The imposition of the 6% GST will start on April 1 this year.

It anticipates the property market to moderate across the board, especially in the Klang Valley, Penang and Johor for all types of residential property, due to the challenging economic outlook, stringent mortgage approval, the Government’s cooling measures and the wait-and-see approach by buyers upon the implementation of the GST. Property market transactions may surge in the run up to the start of Goods and Services Tax on April 1, a real estate agent Michael Geh said.

The Fiabci Malaysia vice-president said those who can afford it will be rushing to buy homes in the three months before GST.

“The GST applies equally on both newly completed and second-hand older properties so buyers who are able to will be in a rush to buy properties to avoid paying the extra six per cent,” he said in a press conference. Geh said after the GST, some buyers may wait to gauge the situation before making a commitment.

“There will still be transactions after April as people still need to buy their first homes, to upgrade or to downgrade from their current homes, but it will be slower compared to the first three months of this year,” he said.

JF Apex Securities anticipates physical property transaction to dip in 2015 whilst property prices continue to rise with slower pace.

“Thus, we expect the property transaction to decline about 10 per cent, whilst house price to be flattish or slightly trend higher by three to five per cent upon implementation of GST on building material,” it said.

The research arm noted that empirical evidence suggests that developers have experienced slowdown in their new sales since the third quarter of 2014 (3Q14) with no signs of pre-GST rush and relaxation of tightening lending during year end (loan rejection rate as high as 30-40 per cent). Several developers have lined up aggressive launches to take advantage of pre-GST buying to lock in as much sales as possible before potential post-GST blues set in. Furthermore, it noted that developers’ operating margins may be eroded in considering of some provision of GST incurred for their construction works/marketing expenses/building materials and selling of commercial properties which are subject to GST.

The overall price increase will be less in the residential sub-segment, but more in the commercial sub-segment, PA International Property Consultants head of agency Wendy Tong says.
Although residential properties are zero-rated for GST, materials and services supplied in the development process will be subject to GST and these costs are likely to be passed on to home buyers.

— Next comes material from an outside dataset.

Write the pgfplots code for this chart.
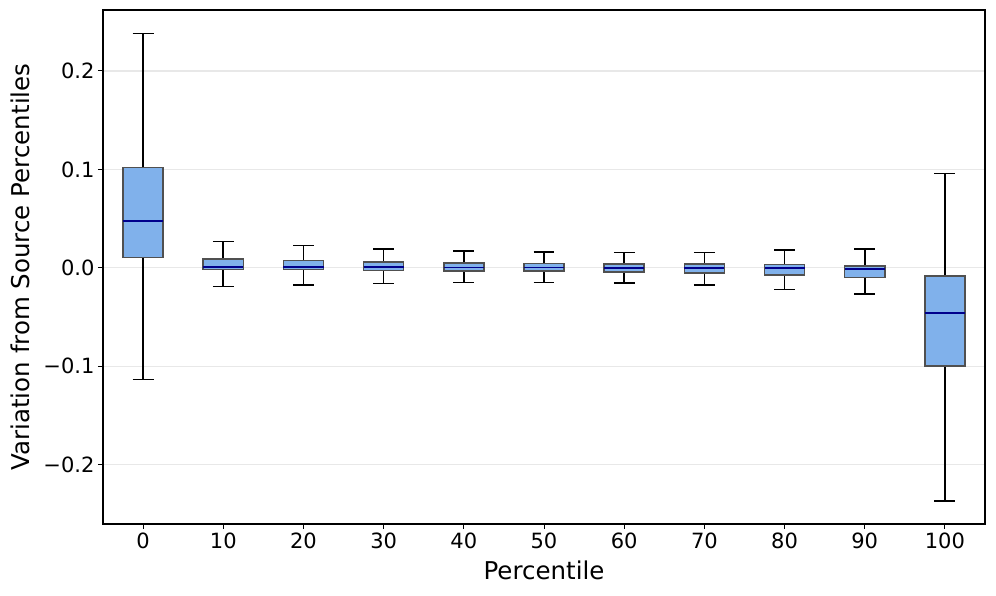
\documentclass[border=0pt]{standalone}
\usepackage{fontspec}
\setmainfont{DejaVu Sans}
\usepackage{pgfplots}
\pgfplotsset{compat=1.18}
\usepgfplotslibrary{statistics}

\definecolor{boxfill}{RGB}{128,177,235}
\definecolor{boxedge}{RGB}{80,80,80}
\definecolor{medline}{RGB}{0,0,140}
\definecolor{gridgray}{RGB}{232,232,232}

\pgfplotsset{
    pbox/.style = {
        solid, black, line width=1.7pt,
        boxplot/draw direction=y,
        boxplot/box extend=0.5,
        boxplot/whisker extend=0.26,
        boxplot/every box/.style={draw=boxedge, fill=boxfill, line width=1.6pt},
        boxplot/every median/.style={draw=medline, line width=1.7pt},
        boxplot/every whisker/.style={black, line width=1.7pt},
    }
}

\begin{document}
\begin{tikzpicture}
\begin{axis}[
    scale only axis,
    width=882pt, height=514pt,
    xmin=-0.5, xmax=10.5,
    ymin=-0.2605, ymax=0.2620,
    xtick={0,1,2,3,4,5,6,7,8,9,10},
    xticklabels={0,10,20,30,40,50,60,70,80,90,100},
    ytick={-0.2,-0.1,0,0.1,0.2},
    yticklabels={−0.2,−0.1,0.0,0.1,0.2},
    tick align=outside,
    major tick length=5pt,
    xtick pos=bottom, ytick pos=left,
    tick style={black, line width=1pt},
    ymajorgrids,
    grid style={gridgray, line width=1.1pt},
    axis line style={black, line width=1.1pt},
    ticklabel style={font=\fontsize{21}{25}\selectfont},
    label style={font=\fontsize{24.5}{29}\selectfont},
    xlabel={Percentile},
    ylabel={Variation from Source Percentiles},
    xlabel style={at={(axis description cs:0.5,-0.1075)}, anchor=base},
    ylabel style={at={(axis description cs:-0.0836,0.5)}, anchor=base},
]
\addplot+[pbox, boxplot prepared={draw position=0, lower whisker=-0.1137, lower quartile=0.0105, median=0.0477, upper quartile=0.1020, upper whisker=0.2380}] coordinates {};
\addplot+[pbox, boxplot prepared={draw position=1, lower whisker=-0.0190, lower quartile=-0.0017, median=0.0005, upper quartile=0.0091, upper whisker=0.0268}] coordinates {};
\addplot+[pbox, boxplot prepared={draw position=2, lower whisker=-0.0176, lower quartile=-0.0020, median=0.0007, upper quartile=0.0075, upper whisker=0.0227}] coordinates {};
\addplot+[pbox, boxplot prepared={draw position=3, lower whisker=-0.0159, lower quartile=-0.0027, median=0.0005, upper quartile=0.0060, upper whisker=0.0190}] coordinates {};
\addplot+[pbox, boxplot prepared={draw position=4, lower whisker=-0.0149, lower quartile=-0.0031, median=0.0003, upper quartile=0.0048, upper whisker=0.0170}] coordinates {};
\addplot+[pbox, boxplot prepared={draw position=5, lower whisker=-0.0149, lower quartile=-0.0034, median=0.0002, upper quartile=0.0044, upper whisker=0.0160}] coordinates {};
\addplot+[pbox, boxplot prepared={draw position=6, lower whisker=-0.0152, lower quartile=-0.0044, median=0.0000, upper quartile=0.0040, upper whisker=0.0156}] coordinates {};
\addplot+[pbox, boxplot prepared={draw position=7, lower whisker=-0.0176, lower quartile=-0.0054, median=-0.0003, upper quartile=0.0037, upper whisker=0.0156}] coordinates {};
\addplot+[pbox, boxplot prepared={draw position=8, lower whisker=-0.0220, lower quartile=-0.0071, median=-0.0005, upper quartile=0.0034, upper whisker=0.0180}] coordinates {};
\addplot+[pbox, boxplot prepared={draw position=9, lower whisker=-0.0270, lower quartile=-0.0098, median=-0.0010, upper quartile=0.0017, upper whisker=0.0190}] coordinates {};
\addplot+[pbox, boxplot prepared={draw position=10, lower whisker=-0.2370, lower quartile=-0.0998, median=-0.0457, upper quartile=-0.0087, upper whisker=0.0958}] coordinates {};
\end{axis}
\pgfresetboundingbox
\useasboundingbox ([xshift=-103pt,yshift=-72pt]current axis.south west) rectangle ([xshift=11pt,yshift=10pt]current axis.north east);
\end{tikzpicture}
\end{document}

“Pricing is determined by demand and we expect the market to be impacted for at least the first two quarters when the GST becomes effective,” Tong says.

Meanwhile, certified financial planner and property guru, Milan Doshi, advised investors and home buyers to be knowledgeable before purchasing any property.
“You should know the location of property you intend to buy and re-look at the types of property, whether it is secondary property or new.

“Most importantly, you need to understand the process and procedures when buying, including the legal and finance aspects of it,” Milan said.